Drawing on game theory, we rethink fairness in computer
architecture. A fair allocation must provide sharing incentives (SI),
envy-freeness (EF), and Pareto efficiency (PE). We show that Cobb-Douglas
utility functions are well suited to modeling user preferences for cache
capacity and memory bandwidth. Additionally we present an allocation mechanism that
uses Cobb-Douglas preferences to determine each user's fair share of the
hardware. This mechanism provably guarantees SI, EF, and PE, as well as
strategy-proofness in the large (SPL). And it does so with modest
performance penalties, less than 10% throughput loss, relative to an unfair
mechanism.
Second, computational sprinting is a class of mechanisms that boost
performance but dissipate additional power. We describe a sprinting
architecture in which many independent chip multiprocessors share a power
supply and sprints are constrained by the chips' thermal limits and the
rack's power limits. Moreover, we present the computational sprinting game,
a multi-agent perspective on managing sprints. Strategic agents decide
whether to sprint based on application phases and system conditions. The
game produces an equilibrium that improves task throughput for data
analytics workloads by 4-6x over prior greedy heuristics and performs
within 90% of an upper bound on throughput from a globally optimized
policy.
Third, ensuring fairness in a system with scarce and commonly preferred resources
requires time sharing. We consider a heterogeneous system with a few
``big'' and many ``small'' processors. We allocate heterogeneous processors
using a novel token mechanism that supports game-theoretic notions of
fairness such as sharing incentives and envy-freeness. The mechanism frames
the allocation problem as a repeated game. In each round of the game, users
request big processors and spend a token if their request is granted. We
formulate game dynamics and optimize users' strategies to produce an
equilibrium. Allocations from optimal strategies balance performance and
fairness. Our token mechanism outperforms classical, fair mechanisms by
1.7x, on average, in total performance gains, and is competitive with a
performance maximizing mechanism.
Fourth, we present a processor allocation framework that uses Amdahl's Law to
model parallel performance and a market mechanism to allocate cores. We
propose the Amdahl utility function and demonstrate its accuracy when
modeling performance from processor core allocations. We then design a
market based on Amdahl utility and propose the Amdahl bidding procedure that
optimizes users' bids for processors based on workload parallelizability.
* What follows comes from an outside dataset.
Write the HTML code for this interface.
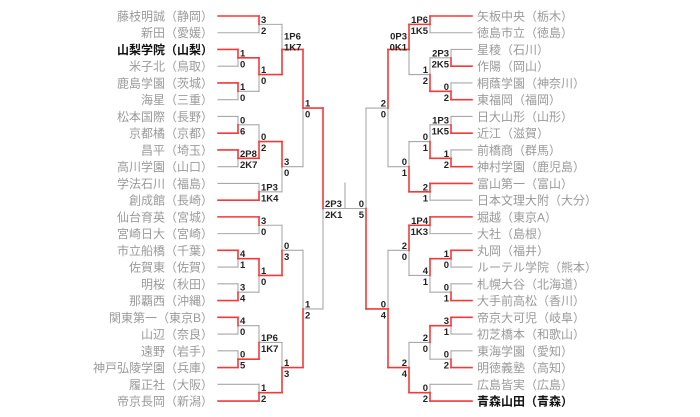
<!DOCTYPE html>
<html><head><meta charset="utf-8"><style>
html,body{margin:0;padding:0;background:#fff;}
svg{display:block;}
.n{font-family:"Liberation Sans","Noto Sans CJK JP",sans-serif;font-size:12px;fill:#9a9a9a;}
.b{fill:#111;font-weight:bold;}
.s{font-family:"Liberation Sans",sans-serif;font-size:9.5px;font-weight:bold;fill:#222;}
.L .s{text-anchor:start}
.R .s{text-anchor:end}
</style></head><body>
<svg id="g" width="700" height="417" viewBox="0 0 700 417" xmlns="http://www.w3.org/2000/svg">
<g id="gray"></g><g id="red"></g>
<g class="n" text-anchor="end">
<text x="213" y="20.5">藤枝明誠（静岡）</text>
<text x="213" y="37.2">新田（愛媛）</text>
<text x="213" y="54" class="n b">山梨学院（山梨）</text>
<text x="213" y="70.7">米子北（鳥取）</text>
<text x="213" y="87.5">鹿島学園（茨城）</text>
<text x="213" y="104.2">海星（三重）</text>
<text x="213" y="120.9">松本国際（長野）</text>
<text x="213" y="137.7">京都橘（京都）</text>
<text x="213" y="154.4">昌平（埼玉）</text>
<text x="213" y="171.2">高川学園（山口）</text>
<text x="213" y="187.9">学法石川（福島）</text>
<text x="213" y="204.6">創成館（長崎）</text>
<text x="213" y="221.4">仙台育英（宮城）</text>
<text x="213" y="238.1">宮崎日大（宮崎）</text>
<text x="213" y="254.9">市立船橋（千葉）</text>
<text x="213" y="271.6">佐賀東（佐賀）</text>
<text x="213" y="288.3">明桜（秋田）</text>
<text x="213" y="305.1">那覇西（沖縄）</text>
<text x="213" y="321.8">関東第一（東京B）</text>
<text x="213" y="338.6">山辺（奈良）</text>
<text x="213" y="355.3">遠野（岩手）</text>
<text x="213" y="372">神戸弘陵学園（兵庫）</text>
<text x="213" y="388.8">履正社（大阪）</text>
<text x="213" y="405.5">帝京長岡（新潟）</text>
</g>
<g class="n" text-anchor="start">
<text x="477" y="20.5">矢板中央（栃木）</text>
<text x="477" y="37.2">徳島市立（徳島）</text>
<text x="477" y="54">星稜（石川）</text>
<text x="477" y="70.7">作陽（岡山）</text>
<text x="477" y="87.5">桐蔭学園（神奈川）</text>
<text x="477" y="104.2">東福岡（福岡）</text>
<text x="477" y="120.9">日大山形（山形）</text>
<text x="477" y="137.7">近江（滋賀）</text>
<text x="477" y="154.4">前橋商（群馬）</text>
<text x="477" y="171.2">神村学園（鹿児島）</text>
<text x="477" y="187.9">富山第一（富山）</text>
<text x="477" y="204.6">日本文理大附（大分）</text>
<text x="477" y="221.4">堀越（東京A）</text>
<text x="477" y="238.1">大社（島根）</text>
<text x="477" y="254.9">丸岡（福井）</text>
<text x="477" y="271.6">ルーテル学院（熊本）</text>
<text x="477" y="288.3">札幌大谷（北海道）</text>
<text x="477" y="305.1">大手前高松（香川）</text>
<text x="477" y="321.8">帝京大可児（岐阜）</text>
<text x="477" y="338.6">初芝橋本（和歌山）</text>
<text x="477" y="355.3">東海学園（愛知）</text>
<text x="477" y="372">明徳義塾（高知）</text>
<text x="477" y="388.8">広島皆実（広島）</text>
<text x="477" y="405.5" class="n b">青森山田（青森）</text>
</g>
<g class="L">
<text class="s" x="261" y="22.9">3</text><text class="s" x="261" y="33.9">2</text>
<text class="s" x="240" y="56.4">1</text><text class="s" x="240" y="67.4">0</text>
<text class="s" x="240" y="89.8">1</text><text class="s" x="240" y="100.8">0</text>
<text class="s" x="261" y="73.1">1</text><text class="s" x="261" y="84.1">0</text>
<text class="s" x="284" y="39.6">1P6</text><text class="s" x="284" y="50.6">1K7</text>
<text class="s" x="240" y="123.3">0</text><text class="s" x="240" y="134.3">6</text>
<text class="s" x="240" y="156.8">2P8</text><text class="s" x="240" y="167.8">2K7</text>
<text class="s" x="261" y="140.1">0</text><text class="s" x="261" y="151.1">2</text>
<text class="s" x="261" y="190.3">1P3</text><text class="s" x="261" y="201.3">1K4</text>
<text class="s" x="284" y="165.2">3</text><text class="s" x="284" y="176.2">0</text>
<text class="s" x="305" y="106.6">1</text><text class="s" x="305" y="117.6">0</text>
<text class="s" x="261" y="223.8">3</text><text class="s" x="261" y="234.8">0</text>
<text class="s" x="240" y="257.2">4</text><text class="s" x="240" y="268.2">1</text>
<text class="s" x="240" y="290.7">3</text><text class="s" x="240" y="301.7">4</text>
<text class="s" x="261" y="274">1</text><text class="s" x="261" y="285">0</text>
<text class="s" x="284" y="248.9">0</text><text class="s" x="284" y="259.9">3</text>
<text class="s" x="240" y="324.2">4</text><text class="s" x="240" y="335.2">0</text>
<text class="s" x="240" y="357.7">0</text><text class="s" x="240" y="368.7">5</text>
<text class="s" x="261" y="340.9">1P6</text><text class="s" x="261" y="351.9">1K7</text>
<text class="s" x="261" y="391.2">1</text><text class="s" x="261" y="402.2">2</text>
<text class="s" x="284" y="366">1</text><text class="s" x="284" y="377">3</text>
<text class="s" x="305" y="307.5">1</text><text class="s" x="305" y="318.5">2</text>
<text class="s" x="325" y="207">2P3</text><text class="s" x="325" y="218">2K1</text>
</g>
<g class="R">
<text class="s" x="428" y="22.9">1P6</text><text class="s" x="428" y="33.9">1K5</text>
<text class="s" x="449" y="56.4">2P3</text><text class="s" x="449" y="67.4">2K5</text>
<text class="s" x="449" y="89.8">0</text><text class="s" x="449" y="100.8">2</text>
<text class="s" x="428" y="73.1">1</text><text class="s" x="428" y="84.1">2</text>
<text class="s" x="407" y="39.6">0P3</text><text class="s" x="407" y="50.6">0K1</text>
<text class="s" x="449" y="123.3">1P3</text><text class="s" x="449" y="134.3">1K5</text>
<text class="s" x="449" y="156.8">1</text><text class="s" x="449" y="167.8">2</text>
<text class="s" x="428" y="140.1">0</text><text class="s" x="428" y="151.1">1</text>
<text class="s" x="428" y="190.3">2</text><text class="s" x="428" y="201.3">1</text>
<text class="s" x="407" y="165.2">0</text><text class="s" x="407" y="176.2">1</text>
<text class="s" x="386" y="106.6">2</text><text class="s" x="386" y="117.6">0</text>
<text class="s" x="364" y="207">0</text><text class="s" x="364" y="218">5</text>
<text class="s" x="428" y="223.8">1P4</text><text class="s" x="428" y="234.8">1K3</text>
<text class="s" x="449" y="257.2">1</text><text class="s" x="449" y="268.2">0</text>
<text class="s" x="449" y="290.7">0</text><text class="s" x="449" y="301.7">1</text>
<text class="s" x="428" y="274">4</text><text class="s" x="428" y="285">1</text>
<text class="s" x="407" y="248.9">2</text><text class="s" x="407" y="259.9">0</text>
<text class="s" x="449" y="324.2">3</text><text class="s" x="449" y="335.2">1</text>
<text class="s" x="449" y="357.7">0</text><text class="s" x="449" y="368.7">2</text>
<text class="s" x="428" y="340.9">2</text><text class="s" x="428" y="351.9">0</text>
<text class="s" x="428" y="391.2">0</text><text class="s" x="428" y="402.2">2</text>
<text class="s" x="407" y="366">2</text><text class="s" x="407" y="377">4</text>
<text class="s" x="386" y="307.5">0</text><text class="s" x="386" y="318.5">4</text>
</g>
</svg>
<script>
(function(){
var NS="http://www.w3.org/2000/svg";
var gg=document.getElementById("gray"),gr=document.getElementById("red");
function Y(r){return 16+16.74*r;}
function ln(x1,y1,x2,y2,red){var l=document.createElementNS(NS,"line");
l.setAttribute("x1",x1);l.setAttribute("y1",y1);l.setAttribute("x2",x2);l.setAttribute("y2",y2);
l.setAttribute("stroke",red?"#f23a3a":"#a8a8a8");l.setAttribute("stroke-width",red?1.6:1.1);
l.setAttribute("stroke-linecap","square");(red?gr:gg).appendChild(l);}
function m(ra,xa,rb,xb,c,w){var ya=Y(ra),yb=Y(rb),ym=(ya+yb)/2,t=w=="T";
ln(xa,ya,c,ya,t);ln(xb,yb,c,yb,!t);ln(c,ya,c,ym,t);ln(c,ym,c,yb,!t);}
var L=[[0,218,1,218,259,"T"],[2,218,3,218,238,"T"],[4,218,5,218,238,"T"],[2.5,238,4.5,238,259,"T"],[0.5,259,3.5,259,282,"B"],
[6,218,7,218,238,"B"],[8,218,9,218,238,"T"],[6.5,238,8.5,238,259,"B"],[10,218,11,218,259,"B"],[7.5,259,10.5,259,282,"T"],[2,282,9,282,303,"T"],
[12,218,13,218,259,"T"],[14,218,15,218,238,"T"],[16,218,17,218,238,"B"],[14.5,238,16.5,238,259,"T"],[12.5,259,15.5,259,282,"B"],
[18,218,19,218,238,"T"],[20,218,21,218,238,"B"],[18.5,238,20.5,238,259,"B"],[22,218,23,218,259,"B"],[19.5,259,22.5,259,282,"B"],[14,282,21,282,303,"B"],
[5.5,303,17.5,303,323,"T"],
[0,472,1,472,430,"T"],[2,472,3,472,451,"B"],[4,472,5,472,451,"B"],[2.5,451,4.5,451,430,"B"],[0.5,430,3.5,430,409,"T"],
[6,472,7,472,451,"B"],[8,472,9,472,451,"B"],[6.5,451,8.5,451,430,"B"],[10,472,11,472,430,"T"],[7.5,430,10.5,430,409,"B"],[2,409,9,409,388,"T"],
[12,472,13,472,430,"T"],[14,472,15,472,451,"T"],[16,472,17,472,451,"B"],[14.5,451,16.5,451,430,"T"],[12.5,430,15.5,430,409,"T"],
[18,472,19,472,451,"T"],[20,472,21,472,451,"B"],[18.5,451,20.5,451,430,"T"],[22,472,23,472,430,"B"],[19.5,430,22.5,430,409,"B"],[14,409,21,409,388,"B"],
[5.5,388,17.5,388,366,"B"]];
L.forEach(function(a){m.apply(null,a);});
ln(323,Y(11.5),366,Y(11.5),false);
ln(345,183,345,Y(11.5),false);
})();
</script>
</body></html>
The framework uses entitlements to guarantee fairness yet outperforms
existing proportional share algorithms.
Finally, sharing computational resources amortizes cost and improves
utilization and efficiency. When agents pool their resources together,
each becomes entitled to a portion of the shared pool. Static
allocations in each round can guarantee entitlements and are
strategy-proof, but efficiency suffers because allocations do not
reflect variations in agents' demands for resources across rounds.
Dynamic allocation mechanisms assign resources to agents across
multiple rounds while guaranteeing agents their entitlements.
Designing dynamic mechanisms is challenging, however, when agents are
strategic and can benefit by misreporting their demands for resources.
The Amdahl bidding mechanism facilitates the trade in resources between
users with static demands within a single management round. To facilitate
the trade in resources between users with dynamic demands across multiple
rounds, we propose two novel mechanisms. First, the T-period mechanism
satisfies strategy-proofness and sharing incentives but with low efficiency.
Second, the token mechanism satisfies strategy-proofness and guarantees at
least a 50% approximation of sharing incentives, which means users receive
at least half the utility they would have received by not participating in
the mechanism. Through simulations on data gathered from Google clusters, we
show that the performance of the token mechanism is comparable to that of
state-of-the-art mechanisms that do not guarantee our game-theoretic
properties. Further, although the token mechanism only guarantees a 50%
approximation of sharing incentives, in practice, users receive at least
98\% of their sharing incentives guarantee.